En définitive, il y a comme une absence de volonté et de capacité à rompre avec la cleptomanie au sommet de l’Etat et dans l’Administration publique, une incapacité à instaurer une gestion éthique du bien commun. Si l’on y ajoute l’immobilisme désarmant de la Justice face à cette mal gouvernance rampante, l’on est plus que tenté de désespérer du régime IBK.

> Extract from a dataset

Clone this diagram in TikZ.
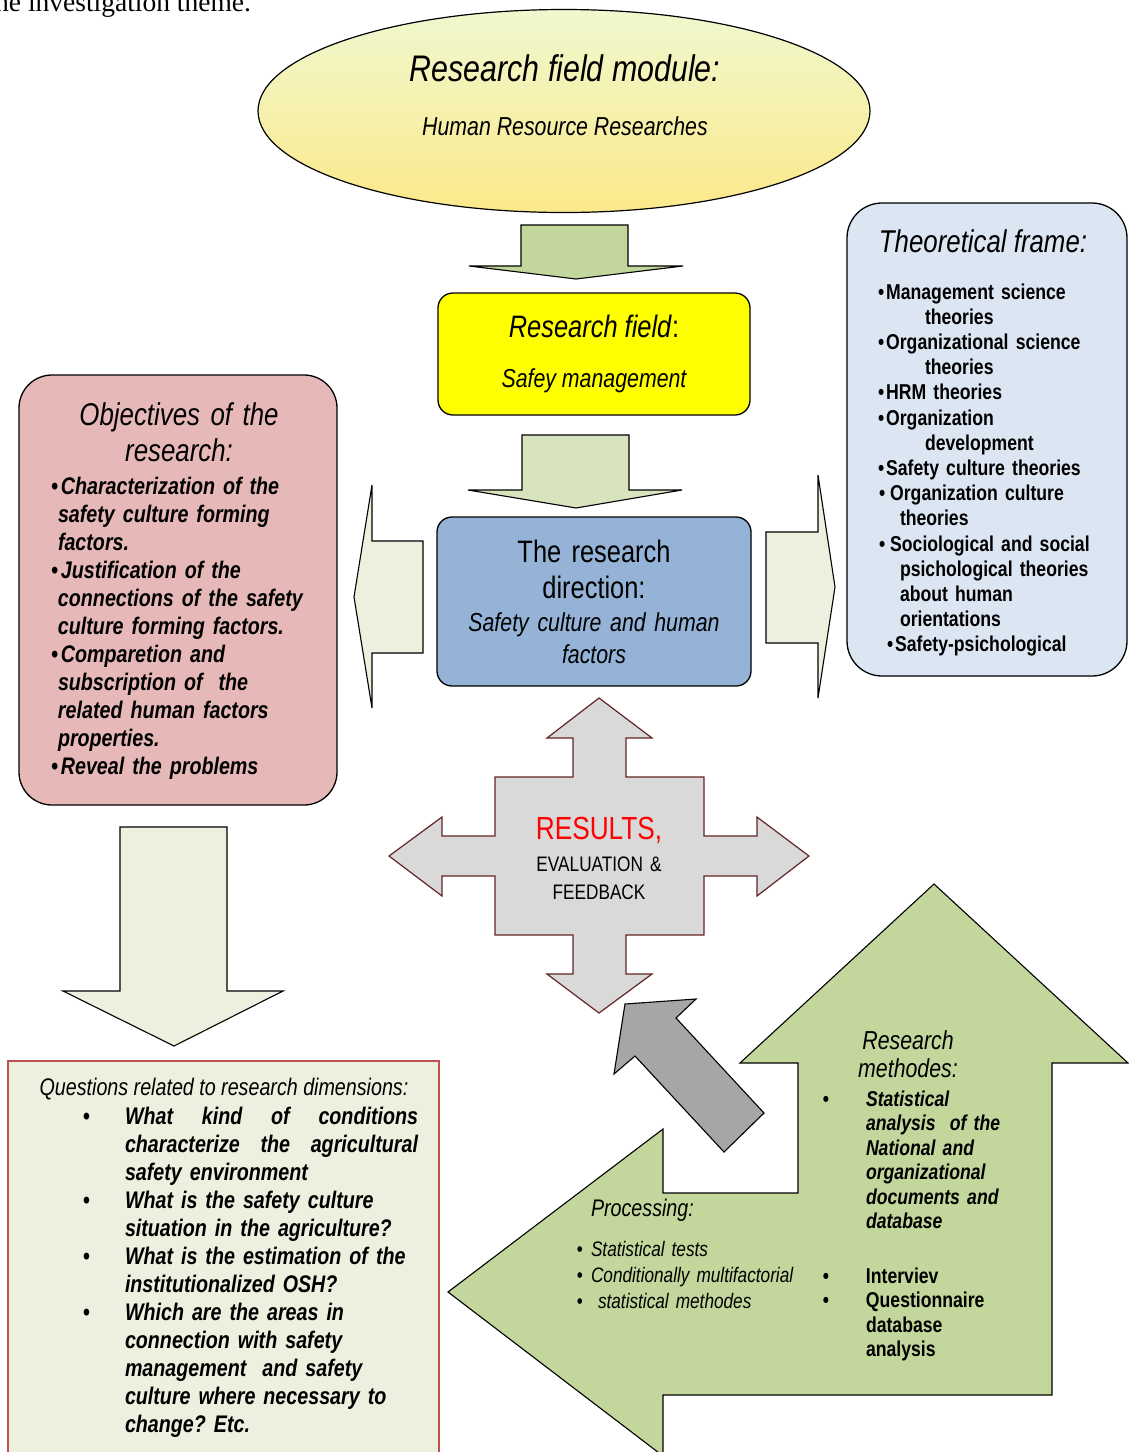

Du côté de l’opposition, si le pays va si mal, c’est la faute de ceux qui gouvernent aujourd’hui. C’est peut-être vrai. Car le chef de l’Etat n’a pas su opérer, à défaut de réformes structurelles en profondeur, les réajustements nécessaires à la réduction de la mal gouvernance et de l’impunité des crimes économiques et de sang, qui, finalement, semblent de plus en plus banalisés et encouragés. Toutefois, c’est faire insulte aux Maliens en tentant de leur faire croire que l’ancien régime était mieux, oubliant aussi que si avant c’était bon, c’était aussi en partie grâce à ceux qui gouvernent actuellement. La situation n’est pire qu’avant. Ce sont juste les acteurs et le contexte global qui ont changé.

Société civile inféodée

Quid  de la société civile ? Elle n’est exempte de critiques quant à sa responsabilité dans la crise globale de la société malienne actuelle. Bien au contraire, l’on y voit du tout. L’on y rencontre des organisations crédibles, d’autres sans ligne de conduite ni principes et valeurs. Certaines organisations de la société civile ne sont que de vulgaires porte-voix de politiciens en manque de publicité, qui les instrumentalisent pour atteindre leurs funestes ambitions. D’autres sont des sans-emplois qui ont trouvé dans la société civile, l’opportunité de mobiliser des moyens de subsistance. On peut y ajouter ces grosses boîtes de captation des ressources des partenaires au développement, dont la contribution réelle à l’amélioration du vivre-ensemble est plus que douteuse.

Il existe, certes, des organisations de la société civile qui jouent effectivement leurs rôles dans l’animation de la vie publique nationale et le développement économique et social au niveau local et national. Mais, les tonneaux vides font plus de bruits et entachent l’action des structures crédibles.